I love, love, love that. Beautiful.
Corktree,
“I felt more comfortable referring to God as just that, “God””
That’s how it was for me. In my informal conversations with God my whole life, God has been God. It just felt natural. Now that I’ve articulated to myself the importance of not excluding HM, “God” has taken on an additional layer of meaning, one that I treasure.
“But now I feel in my heart that it’s okay to challenge language and culture, and that I want my children to feel comfortable doing so themselves – not with subversion as a goal, but with a desire to express truth.”
Amen!
And as to your last question, I am personally not that afraid of over-emphasizing HM. If our children are raised in the church, they will be getting so much HF, over and over again, that it seems to me that it would be very unlikely for our children to end up choosing (if that’ s the right word) HM over HF. That said, I probably will favor mentioning both HM and HF at home. Both elements need to be valued, and I’d like to model that.
Caroline, to asnwer your question, I suspect HM will become a topic when my oldest is 6-8. I’m counting on inspiration to guide me as to when the time is right 🙂
As for FHE, well, I’m pretty lazy about FHE, but when I’m on top of it, I go to lds.org, pick a picture of a woman (Miriam, Mary and Martha, Ruth, Emma Smith and Mary Fielding Smith all worked well for us) and paraphrase the written up description.
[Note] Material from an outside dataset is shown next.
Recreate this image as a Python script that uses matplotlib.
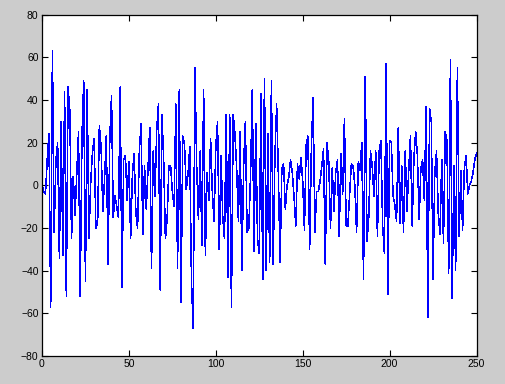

Here’s another FHE that I was particularly proud of, though:
http://clydecurtisfam.blogspot.com/2010/02/black-history-month-easy-family-home.html
But, a HM FHE…that would be so handy!
Yes, I am thinking about the positive aspect of this approach, and hesitating b/c of the negative implications involved. I guess I would clarify and say female=body and male=spirit, and together body and spirit make a soul, something greater than the sum of its parts (outright rejecting that the spirit is greater than the body). But these are just my thought process, not my beliefs.
I’ve been having such a Heavenly Mother awakening lately. So when I noticed the blatant HM omissions in my daughter’s nursery handouts, I edited them. The picture of God on a throne with Jesus standing next to him and all the children standing around: I drew in Heavenly Mother and hung it up on the fridge. The paper necklace that said “Heavenly Father and Jesus Love Me”: I told my daughter in an FHE (we tend to repeat her nursery lessons in FHE) that it said “Heavenly Father and Heavenly Mother and Jesus Love me.”
When she gets scared at night, I tell her that Heavenly Father and Heavenly Mother will protect her. I never really thought about HM much before recently and I don’t claim to be an expert, but my basic goal for my daughter is to get HM into her conscious–you know, put her on the same footing I feel I’m just now finding–and she and I can go from there.
Great post! Thanks!
I think that everyone should love the Madonna like you . Because your notion is perfect .
I love this post!!! Also, Sue Monk Kidd’s “Dance of the Dissident Daughter” is another fantastic work that I recommend to anyone and everyone who is wondering about Heavenly Mother;it’s SMK’s spiritual autobiography of how she integrated HM into her life. Context is a little different, of course, but it is awesome. I went through a horribly dark place post-mission about the lack of HM in my life and culture, etc. It took me two years before I was in a good place again, and a lot of it was because I chose to integrate HM into my spiritual practice and to heck with what others thought about it. I’m so glad there are others going through the same thing (hopefully not the dark-place part, just the HM part) because it is when we as a people and culture are willing and able to change that change overall happens. I like to read Rev. 12 in this context; hopefully no one finds that too blasphemous. Thanks again for an amazing post and heartfelt comments!
Glad it resonated with you, KRM! Feel free to submit a guest post if you have things you’d like to discuss about HM.